▸ **Work instructions**
Quote all of the data exactly as given. Skip every picture it contains.

▸ **Data shown**
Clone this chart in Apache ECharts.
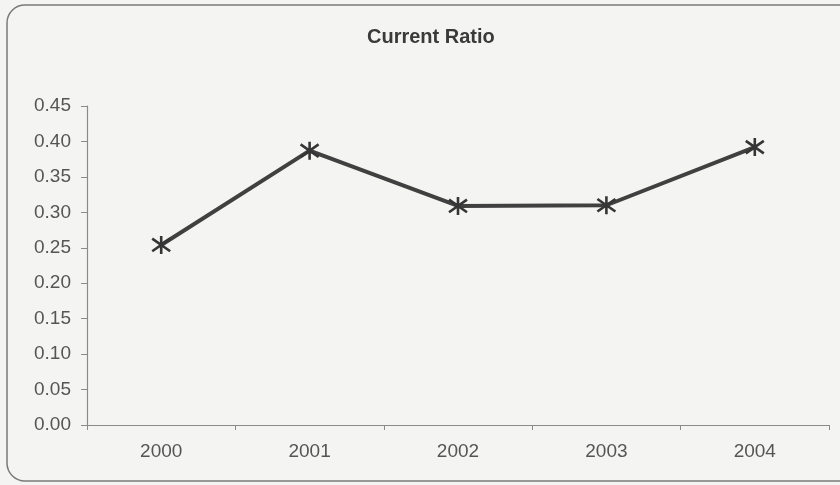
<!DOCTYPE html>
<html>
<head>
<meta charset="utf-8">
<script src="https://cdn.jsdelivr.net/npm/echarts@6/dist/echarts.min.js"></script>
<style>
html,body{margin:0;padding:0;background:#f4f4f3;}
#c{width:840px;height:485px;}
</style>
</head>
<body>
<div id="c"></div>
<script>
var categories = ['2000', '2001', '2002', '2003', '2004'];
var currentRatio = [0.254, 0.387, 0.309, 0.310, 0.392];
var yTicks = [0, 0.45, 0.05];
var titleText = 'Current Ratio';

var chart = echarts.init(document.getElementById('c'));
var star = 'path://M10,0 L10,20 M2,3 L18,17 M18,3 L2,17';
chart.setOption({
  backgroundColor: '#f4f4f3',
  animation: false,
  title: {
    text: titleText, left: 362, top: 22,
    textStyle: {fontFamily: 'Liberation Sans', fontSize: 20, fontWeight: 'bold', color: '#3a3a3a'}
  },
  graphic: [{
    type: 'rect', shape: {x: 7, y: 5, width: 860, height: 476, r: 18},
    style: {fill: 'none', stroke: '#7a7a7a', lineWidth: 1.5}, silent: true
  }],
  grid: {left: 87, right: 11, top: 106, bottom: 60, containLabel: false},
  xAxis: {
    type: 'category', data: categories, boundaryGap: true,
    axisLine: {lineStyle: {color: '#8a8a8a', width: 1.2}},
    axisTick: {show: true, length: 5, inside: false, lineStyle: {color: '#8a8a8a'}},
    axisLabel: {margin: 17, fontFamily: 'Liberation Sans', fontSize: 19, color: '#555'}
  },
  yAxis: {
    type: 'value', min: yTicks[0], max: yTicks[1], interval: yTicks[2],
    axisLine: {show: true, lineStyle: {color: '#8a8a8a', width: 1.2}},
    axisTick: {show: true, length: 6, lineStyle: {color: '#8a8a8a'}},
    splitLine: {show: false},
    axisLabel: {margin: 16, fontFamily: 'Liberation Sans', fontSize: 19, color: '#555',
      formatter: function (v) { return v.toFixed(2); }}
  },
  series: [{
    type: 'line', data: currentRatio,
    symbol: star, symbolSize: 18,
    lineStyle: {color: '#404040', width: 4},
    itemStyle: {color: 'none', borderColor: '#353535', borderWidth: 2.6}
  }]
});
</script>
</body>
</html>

▸ **Task answer**
Clone this chart in Apache ECharts.
<!DOCTYPE html>
<html>
<head>
<meta charset="utf-8">
<script src="https://cdn.jsdelivr.net/npm/echarts@6/dist/echarts.min.js"></script>
<style>
html,body{margin:0;padding:0;background:#f4f4f3;}
#c{width:840px;height:485px;}
</style>
</head>
<body>
<div id="c"></div>
<script>
var categories = ['2000', '2001', '2002', '2003', '2004'];
var currentRatio = [0.254, 0.387, 0.309, 0.310, 0.392];
var yTicks = [0, 0.45, 0.05];
var titleText = 'Current Ratio';

var chart = echarts.init(document.getElementById('c'));
var star = 'path://M10,0 L10,20 M2,3 L18,17 M18,3 L2,17';
chart.setOption({
  backgroundColor: '#f4f4f3',
  animation: false,
  title: {
    text: titleText, left: 362, top: 22,
    textStyle: {fontFamily: 'Liberation Sans', fontSize: 20, fontWeight: 'bold', color: '#3a3a3a'}
  },
  graphic: [{
    type: 'rect', shape: {x: 7, y: 5, width: 860, height: 476, r: 18},
    style: {fill: 'none', stroke: '#7a7a7a', lineWidth: 1.5}, silent: true
  }],
  grid: {left: 87, right: 11, top: 106, bottom: 60, containLabel: false},
  xAxis: {
    type: 'category', data: categories, boundaryGap: true,
    axisLine: {lineStyle: {color: '#8a8a8a', width: 1.2}},
    axisTick: {show: true, length: 5, inside: false, lineStyle: {color: '#8a8a8a'}},
    axisLabel: {margin: 17, fontFamily: 'Liberation Sans', fontSize: 19, color: '#555'}
  },
  yAxis: {
    type: 'value', min: yTicks[0], max: yTicks[1], interval: yTicks[2],
    axisLine: {show: true, lineStyle: {color: '#8a8a8a', width: 1.2}},
    axisTick: {show: true, length: 6, lineStyle: {color: '#8a8a8a'}},
    splitLine: {show: false},
    axisLabel: {margin: 16, fontFamily: 'Liberation Sans', fontSize: 19, color: '#555',
      formatter: function (v) { return v.toFixed(2); }}
  },
  series: [{
    type: 'line', data: currentRatio,
    symbol: star, symbolSize: 18,
    lineStyle: {color: '#404040', width: 4},
    itemStyle: {color: 'none', borderColor: '#353535', borderWidth: 2.6}
  }]
});
</script>
</body>
</html>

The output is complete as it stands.